Eddie Garvie

Personal information
- Full name: Edwin Stanley Garvey
- Date of birth: 14 September 1892
- Place of birth: Calton, Scotland
- Date of death: 15 October 1915 (aged 23)
- Place of death: Jülich, German Empire
- Position(s): Half back, forward

Senior career*
- Years: Team / Apps / (Gls)
- 1911–1914: Queen's Park / 85 / (7)

= Eddie Garvie =

Scottish footballer

Edwin Stanley Garvie (14 September 1892 – 15 October 1915) was a Scottish amateur football half back and forward who played in the Scottish League for Queen's Park. Garvie captained the club and at the time of his death in 1915, he was described by the Southern Press as the "best all-round player Queen's Park has known for many years.

==Personal life==
Prior to the First World War, Garvie worked as a foreign merchants' clerk. After the outbreak of the war in August 1914, Garvie enlisted in the 5th Battalion of the Queen's Own Cameron Highlanders. Serving with the rank of lance corporal, On 25 September 1915, Garvie was wounded in the advance on the Hohenzollern Redoubt during the Battle of Loos.
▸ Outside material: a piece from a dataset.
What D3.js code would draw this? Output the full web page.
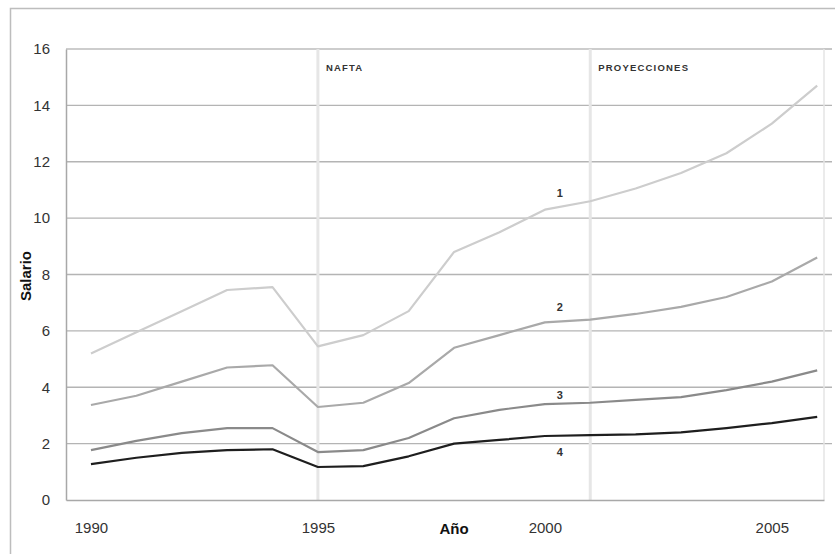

He was taken prisoner by the Germans and died of his wounds in a prison hospital in Jülich on 15 October 1915. His grave was later moved to the Südfriedhof in Cologne. Garvie's younger brother, Ernest, served as a second lieutenant in the Highland Light Infantry during the war and won the Military Cross. He was accidentally killed by a fellow officer during the Battle of the Lys in 1918.